Exactly the lines from the start of the data below through the line that contains "ax = fig.add_axes([47" are to be copied, with pictures left out.

+ + + +

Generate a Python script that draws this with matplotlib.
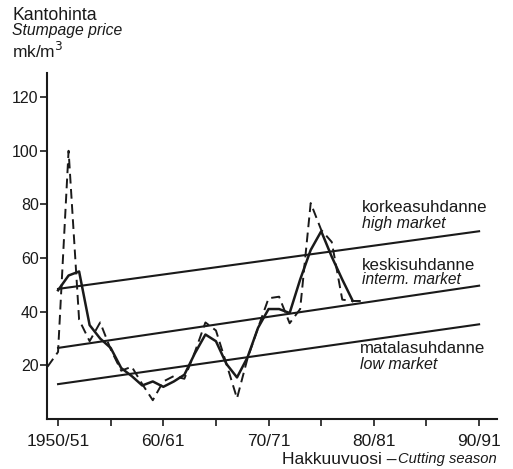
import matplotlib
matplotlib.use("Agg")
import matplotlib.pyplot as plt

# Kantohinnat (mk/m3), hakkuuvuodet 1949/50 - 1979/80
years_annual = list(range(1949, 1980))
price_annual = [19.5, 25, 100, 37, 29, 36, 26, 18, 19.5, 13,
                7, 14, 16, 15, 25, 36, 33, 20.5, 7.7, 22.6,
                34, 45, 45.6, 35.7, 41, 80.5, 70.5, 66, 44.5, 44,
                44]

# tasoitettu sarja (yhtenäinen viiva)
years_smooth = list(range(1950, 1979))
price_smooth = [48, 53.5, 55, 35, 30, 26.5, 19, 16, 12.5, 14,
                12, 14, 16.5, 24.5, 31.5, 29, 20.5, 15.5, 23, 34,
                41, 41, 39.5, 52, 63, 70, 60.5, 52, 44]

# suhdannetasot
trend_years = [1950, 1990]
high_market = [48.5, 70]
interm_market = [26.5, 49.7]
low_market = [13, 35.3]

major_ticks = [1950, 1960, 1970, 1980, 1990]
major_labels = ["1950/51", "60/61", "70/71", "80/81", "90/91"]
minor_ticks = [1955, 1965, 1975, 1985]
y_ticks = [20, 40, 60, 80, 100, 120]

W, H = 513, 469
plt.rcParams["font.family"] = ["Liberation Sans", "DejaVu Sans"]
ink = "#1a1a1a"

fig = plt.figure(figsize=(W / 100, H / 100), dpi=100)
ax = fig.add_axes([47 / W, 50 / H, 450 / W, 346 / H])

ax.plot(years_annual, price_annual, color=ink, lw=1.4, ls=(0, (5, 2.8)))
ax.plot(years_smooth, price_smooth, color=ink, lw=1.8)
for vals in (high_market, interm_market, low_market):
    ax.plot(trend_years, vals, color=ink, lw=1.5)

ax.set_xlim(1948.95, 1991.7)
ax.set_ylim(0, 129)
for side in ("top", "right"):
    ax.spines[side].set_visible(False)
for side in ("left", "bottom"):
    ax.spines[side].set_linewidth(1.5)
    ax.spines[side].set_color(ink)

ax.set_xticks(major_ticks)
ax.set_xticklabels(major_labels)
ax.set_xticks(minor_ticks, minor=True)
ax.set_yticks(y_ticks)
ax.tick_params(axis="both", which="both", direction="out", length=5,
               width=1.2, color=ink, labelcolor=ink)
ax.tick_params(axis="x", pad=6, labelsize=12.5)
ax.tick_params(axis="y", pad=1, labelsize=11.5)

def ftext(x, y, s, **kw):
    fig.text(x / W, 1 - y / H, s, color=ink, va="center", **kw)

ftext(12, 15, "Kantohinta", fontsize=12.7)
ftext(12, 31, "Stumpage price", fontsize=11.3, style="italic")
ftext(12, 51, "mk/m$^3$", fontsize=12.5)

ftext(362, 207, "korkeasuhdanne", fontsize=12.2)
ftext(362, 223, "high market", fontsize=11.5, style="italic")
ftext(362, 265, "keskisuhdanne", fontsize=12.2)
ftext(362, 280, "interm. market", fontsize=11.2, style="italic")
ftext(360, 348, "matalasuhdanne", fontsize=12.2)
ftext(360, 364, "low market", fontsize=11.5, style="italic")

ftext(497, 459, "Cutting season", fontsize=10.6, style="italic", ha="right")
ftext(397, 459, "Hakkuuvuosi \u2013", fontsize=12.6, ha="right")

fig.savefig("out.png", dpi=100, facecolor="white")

+ + + +

RESULT OF THE EXERCISE
Generate a Python script that draws this with matplotlib.
import matplotlib
matplotlib.use("Agg")
import matplotlib.pyplot as plt

# Kantohinnat (mk/m3), hakkuuvuodet 1949/50 - 1979/80
years_annual = list(range(1949, 1980))
price_annual = [19.5, 25, 100, 37, 29, 36, 26, 18, 19.5, 13,
                7, 14, 16, 15, 25, 36, 33, 20.5, 7.7, 22.6,
                34, 45, 45.6, 35.7, 41, 80.5, 70.5, 66, 44.5, 44,
                44]

# tasoitettu sarja (yhtenäinen viiva)
years_smooth = list(range(1950, 1979))
price_smooth = [48, 53.5, 55, 35, 30, 26.5, 19, 16, 12.5, 14,
                12, 14, 16.5, 24.5, 31.5, 29, 20.5, 15.5, 23, 34,
                41, 41, 39.5, 52, 63, 70, 60.5, 52, 44]

# suhdannetasot
trend_years = [1950, 1990]
high_market = [48.5, 70]
interm_market = [26.5, 49.7]
low_market = [13, 35.3]

major_ticks = [1950, 1960, 1970, 1980, 1990]
major_labels = ["1950/51", "60/61", "70/71", "80/81", "90/91"]
minor_ticks = [1955, 1965, 1975, 1985]
y_ticks = [20, 40, 60, 80, 100, 120]

W, H = 513, 469
plt.rcParams["font.family"] = ["Liberation Sans", "DejaVu Sans"]
ink = "#1a1a1a"

fig = plt.figure(figsize=(W / 100, H / 100), dpi=100)
ax = fig.add_axes([47 / W, 50 / H, 450 / W, 346 / H])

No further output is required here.